▸ **Task**
Omit every picture and return the rest of the data unaltered.
┌─ Records to process
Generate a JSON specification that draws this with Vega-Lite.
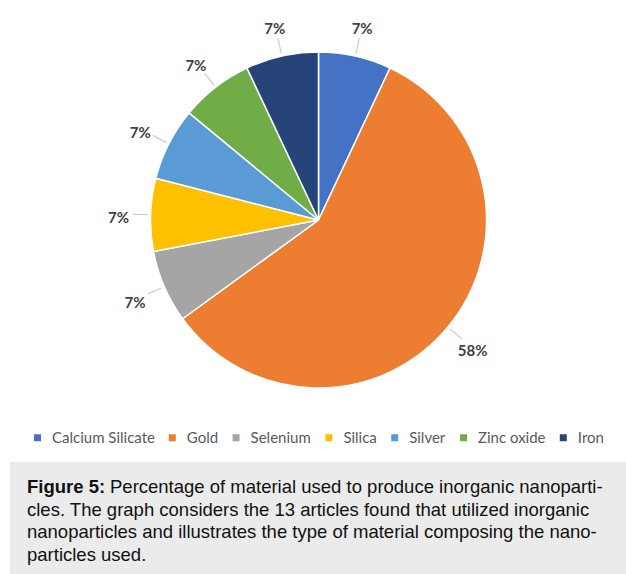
{
  "$schema": "https://vega.github.io/schema/vega-lite/v6.json",
  "background": "white",
  "padding": {"left": 10, "top": 7, "right": 0, "bottom": 0},
  "spacing": 0,
  "bounds": "flush",
  "config": {
    "view": {"stroke": "#d0d0d0", "strokeWidth": 1.2},
    "concat": {"spacing": 0}
  },
  "vconcat": [
    {
      "width": 617,
      "height": 455,
      "data": {
        "values": [
          {"idx": 1, "material": "Calcium Silicate", "share": 0.07},
          {"idx": 2, "material": "Gold", "share": 0.58},
          {"idx": 3, "material": "Selenium", "share": 0.07},
          {"idx": 4, "material": "Silica", "share": 0.07},
          {"idx": 5, "material": "Silver", "share": 0.07},
          {"idx": 6, "material": "Zinc oxide", "share": 0.07},
          {"idx": 7, "material": "Iron", "share": 0.07}
        ]
      },
      "encoding": {
        "theta": {"field": "share", "type": "quantitative", "stack": true},
        "order": {"field": "idx", "type": "quantitative"}
      },
      "layer": [
        {
          "mark": {
            "type": "arc",
            "outerRadius": 168,
            "stroke": "white",
            "strokeWidth": 1.5,
            "y": 213
          },
          "encoding": {
            "color": {
              "field": "material",
              "type": "nominal",
              "scale": {
                "domain": ["Calcium Silicate", "Gold", "Selenium", "Silica", "Silver", "Zinc oxide", "Iron"],
                "range": ["#4472C4", "#ED7D31", "#A5A5A5", "#FFC000", "#5B9BD5", "#70AD47", "#264478"]
              },
              "legend": {
                "title": null,
                "orient": "none",
                "direction": "horizontal",
                "columns": 7,
                "padding": 0,
                "offset": 0,
                "legendX": 20,
                "legendY": 423,
                "symbolType": "square",
                "symbolSize": 49,
                "symbolStrokeWidth": 0,
                "labelFont": "Lato",
                "labelFontSize": 15,
                "labelColor": "#595959",
                "labelOffset": 7,
                "columnPadding": 9.8
              }
            }
          }
        },
        {
          "mark": {
            "type": "text",
            "text": "│",
            "radius": 178,
            "font": "DejaVu Sans",
            "fontSize": 13,
            "fill": "#c8c8c8",
            "align": "center",
            "baseline": "middle",
            "y": 213,
            "angle": {"expr": "(datum.share_start + datum.share_end) * 180"}
          }
        },
        {
          "mark": {
            "type": "text",
            "radius": 200,
            "font": "Lato",
            "fontSize": 15,
            "fontWeight": "bold",
            "fill": "#404040",
            "align": "center",
            "baseline": "middle",
            "y": 217
          },
          "encoding": {
            "text": {"field": "share", "type": "quantitative", "format": ".0%"}
          }
        }
      ]
    },
    {
      "width": 617,
      "height": 112,
      "view": {"fill": "#ebebeb", "stroke": null},
      "data": {
        "values": [
          {"line": 1, "text": "Percentage of material used to produce inorganic nanoparti-"},
          {"line": 2, "text": "cles. The graph considers the 13 articles found that utilized inorganic"},
          {"line": 3, "text": "nanoparticles and illustrates the type of material composing the nano-"},
          {"line": 4, "text": "particles used."}
        ]
      },
      "encoding": {
        "y": {
          "field": "line",
          "type": "ordinal",
          "scale": {"type": "point", "domain": [1, 2, 3, 4], "padding": 0.935},
          "axis": null
        }
      },
      "layer": [
        {
          "transform": [{"filter": "datum.line == 1"}],
          "mark": {"type": "text", "align": "left", "baseline": "alphabetic", "x": 17, "dy": 9, "font": "Liberation Sans", "fontSize": 18.5, "fontWeight": "bold", "fill": "#111111"},
          "encoding": {"text": {"value": "Figure 5:"}}
        },
        {
          "transform": [{"filter": "datum.line == 1"}],
          "mark": {"type": "text", "align": "left", "baseline": "alphabetic", "x": 17, "dx": 83, "dy": 9, "font": "Liberation Sans", "fontSize": 18.5, "fill": "#111111"},
          "encoding": {"text": {"field": "text"}}
        },
        {
          "transform": [{"filter": "datum.line > 1"}],
          "mark": {"type": "text", "align": "left", "baseline": "alphabetic", "x": 17, "dy": 9, "font": "Liberation Sans", "fontSize": 18.5, "fill": "#111111"},
          "encoding": {"text": {"field": "text"}}
        }
      ]
    }
  ]
}
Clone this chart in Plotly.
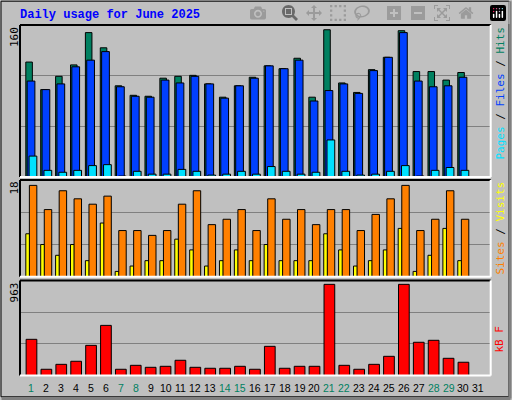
└─
▸ **Output of the exercise**
Generate a JSON specification that draws this with Vega-Lite.
{
  "$schema": "https://vega.github.io/schema/vega-lite/v6.json",
  "background": "white",
  "padding": {"left": 10, "top": 7, "right": 0, "bottom": 0},
  "spacing": 0,
  "bounds": "flush",
  "config": {
    "view": {"stroke": "#d0d0d0", "strokeWidth": 1.2},
    "concat": {"spacing": 0}
  },
  "vconcat": [
    {
      "width": 617,
      "height": 455,
      "data": {
        "values": [
          {"idx": 1, "material": "Calcium Silicate", "share": 0.07},
          {"idx": 2, "material": "Gold", "share": 0.58},
          {"idx": 3, "material": "Selenium", "share": 0.07},
          {"idx": 4, "material": "Silica", "share": 0.07},
          {"idx": 5, "material": "Silver", "share": 0.07},
          {"idx": 6, "material": "Zinc oxide", "share": 0.07},
          {"idx": 7, "material": "Iron", "share": 0.07}
        ]
      },
      "encoding": {
        "theta": {"field": "share", "type": "quantitative", "stack": true},
        "order": {"field": "idx", "type": "quantitative"}
      },
      "layer": [
        {
          "mark": {
            "type": "arc",
            "outerRadius": 168,
            "stroke": "white",
            "strokeWidth": 1.5,
            "y": 213
          },
          "encoding": {
            "color": {
              "field": "material",
              "type": "nominal",
              "scale": {
                "domain": ["Calcium Silicate", "Gold", "Selenium", "Silica", "Silver", "Zinc oxide", "Iron"],
                "range": ["#4472C4", "#ED7D31", "#A5A5A5", "#FFC000", "#5B9BD5", "#70AD47", "#264478"]
              },
              "legend": {
                "title": null,
                "orient": "none",
                "direction": "horizontal",
                "columns": 7,
                "padding": 0,
                "offset": 0,
                "legendX": 20,
                "legendY": 423,
                "symbolType": "square",
                "symbolSize": 49,
                "symbolStrokeWidth": 0,
                "labelFont": "Lato",
                "labelFontSize": 15,
                "labelColor": "#595959",
                "labelOffset": 7,
                "columnPadding": 9.8
              }
            }
          }
        },
        {
          "mark": {
            "type": "text",
            "text": "│",
            "radius": 178,
            "font": "DejaVu Sans",
            "fontSize": 13,
            "fill": "#c8c8c8",
            "align": "center",
            "baseline": "middle",
            "y": 213,
            "angle": {"expr": "(datum.share_start + datum.share_end) * 180"}
          }
        },
        {
          "mark": {
            "type": "text",
            "radius": 200,
            "font": "Lato",
            "fontSize": 15,
            "fontWeight": "bold",
            "fill": "#404040",
            "align": "center",
            "baseline": "middle",
            "y": 217
          },
          "encoding": {
            "text": {"field": "share", "type": "quantitative", "format": ".0%"}
          }
        }
      ]
    },
    {
      "width": 617,
      "height": 112,
      "view": {"fill": "#ebebeb", "stroke": null},
      "data": {
        "values": [
          {"line": 1, "text": "Percentage of material used to produce inorganic nanoparti-"},
          {"line": 2, "text": "cles. The graph considers the 13 articles found that utilized inorganic"},
          {"line": 3, "text": "nanoparticles and illustrates the type of material composing the nano-"},
          {"line": 4, "text": "particles used."}
        ]
      },
      "encoding": {
        "y": {
          "field": "line",
          "type": "ordinal",
          "scale": {"type": "point", "domain": [1, 2, 3, 4], "padding": 0.935},
          "axis": null
        }
      },
      "layer": [
        {
          "transform": [{"filter": "datum.line == 1"}],
          "mark": {"type": "text", "align": "left", "baseline": "alphabetic", "x": 17, "dy": 9, "font": "Liberation Sans", "fontSize": 18.5, "fontWeight": "bold", "fill": "#111111"},
          "encoding": {"text": {"value": "Figure 5:"}}
        },
        {
          "transform": [{"filter": "datum.line == 1"}],
          "mark": {"type": "text", "align": "left", "baseline": "alphabetic", "x": 17, "dx": 83, "dy": 9, "font": "Liberation Sans", "fontSize": 18.5, "fill": "#111111"},
          "encoding": {"text": {"field": "text"}}
        },
        {
          "transform": [{"filter": "datum.line > 1"}],
          "mark": {"type": "text", "align": "left", "baseline": "alphabetic", "x": 17, "dy": 9, "font": "Liberation Sans", "fontSize": 18.5, "fill": "#111111"},
          "encoding": {"text": {"field": "text"}}
        }
      ]
    }
  ]
}
Clone this chart in Plotly.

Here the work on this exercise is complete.